Written by Melissa O’Donovan | Photographs by Tony Proudfoot
I first saw Joshua Seymour play live in January 2015 as a solo artist; just him and his guitar. Seymour has been a co-writer and singer for Cherrywood, a Melbourne punk-grass band, playing mandolin and guitar. But now, as his own frontman, he is thoughtful, quiet, almost lonesome. Like strong Scotch, from the earth down the gullet, Seymour’s smokey vocal tones mix peat and fire to recount lyrical tales of love lost, experience gained and misfortune accepted through a sigh of stoicism. In his songs and personal philosophy there lives a romantic and practical reflection on living.
I recently had the opportunity to meet with Joshua Seymour to talk about what drives him as a songwriter and music maker, where his mind and heart resides, and what he hopes to share most with people through his music. I found a gentleman with a primary interest in quietude and a respect for listening. A person who thinks and feels deeply and expresses himself through a poetic language that taps into our other sense, the mystical part of ourselves, that profound intuition where language is an indicator not a dulled dictator.
Seymour’s debut album, Rope Tied Hope, was launched on Saturday 28 June 2015, at The Toff In Town, Melbourne (full photo set below). The album’s title track describes a whale, bound yet hopeful, with a mix of optimism and fatalism that runs throughout the album, minus any sentimental pity. There are twelve songs all written by Seymour and produced by Jason Vandygriff, with assistance from lead guitarist Coach Nelson. Rope Tied Hope was recorded in a six day sleep over in a barn in Argyle, Texas in May of 2014. Waking hours spent in engineer David Willingham’s The Echo Lab, with breakfast taken in the town of Denton nearby. When Seymour relates stories of this time, there is a twinkle and smile that tells of camaraderie, peace in the country conducive to writing and authentic collaboration to make Seymour’s songs breathe. He loves Texas; it’s the only place he really misses, a feeling influenced by the good people he stayed with. Seymour says the album is the ultimate live experience, and every live performance is different due to the band’s responses to one another and the audience. Seymour mentions that they listened to a lot of ‘yacht rock’ during the three week recording and mixing period, wanting to harness that laid back attitude of the 1980s.
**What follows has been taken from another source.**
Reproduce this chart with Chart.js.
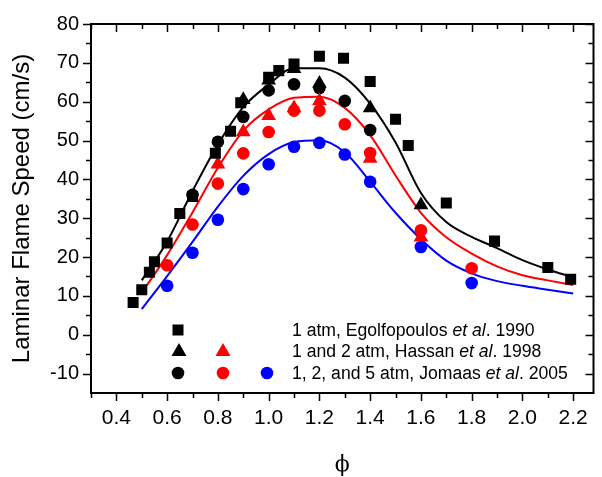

‘Wish It Well’ is a song set on the Cliffs of Moher in the West of Ireland. Written there when Seymour was visiting with family. Seymour’s wife is Irish. He decided to get off the boat going to the Aaron Islands for some alone time, walking across the green grass to lunch in the pub. I’ve been to these cliffs, popular with tourists. Like other sheer cliffs, people go missing here, go down. It can be a place of contemplation, of mighty and cold atlantic winds, a doorway into what is next. When I listen to Seymour and Rope Tied Hope I am reminded of the way the Irish utilise the English language as a malleable system of symbolic sounds and rhythms. The deep greens, browns and grey blues of the landscape, with it’s visceral Celtic ancestry, keep rising in my mind. Seymour’s character leans toward an older way of considering life. It is not by coincidence that his music gathers space and rhythms that refer to a preindustrial era of people’s more direct interrelationship with the land and one another.
Making this album has given Seymour a chance to delve into the topics that occupy him. Our conversations touch on these themes: towns, family, names, weather, landscape, death and temporality, turbulent relationships of love, betrayal, divorce, moving on, integrity, friendship, the sound of instruments and silence, choice vs fatalism and the wheel of fortune, poetry, quiet and writing in the night. Producer Vandygriff had a rule that each element of the track must be essential, a feature, or else be cut. Seymour seeks to pare back to the honesty of the song, only keeping what is necessary, thereby allowing space for presence, vulnerability and grace. For this, I have especially enjoyed playing Seymour’s album, either purposefully listening or as the mood for my space. Sometimes I cannot understand the lyrics which is almost Seymour’s intent. He says he often chooses words based on their sounds which pushes the voice into an instrumental role. What struck me most when I first saw Seymour singing was his husky voice, yes, but the peculiar way he moves his mouth. Like he’s chewing tobacco.
To make his music come alive, Seymour has chosen a skilled band of Melbourne musicians renown for their listening and intuitive abilities. They integrate melody with atmospheric emotion without drowning the lone front voice. As on the album, there is only Seymour singing live. Drummer Simon Edwards and lead guitarist Coach Nelson are due to tour Rope Tied Hope across the US with Seymour late October 2015 as organised by Seymour’s Washington/Texas based record label, Lucky Buck Records.
My impression of Seymour is that of a farm boy under a big sky, gum boots in the mud, his face in the breeze off the river, walking among tall corn stalks back to his house made of poetry books.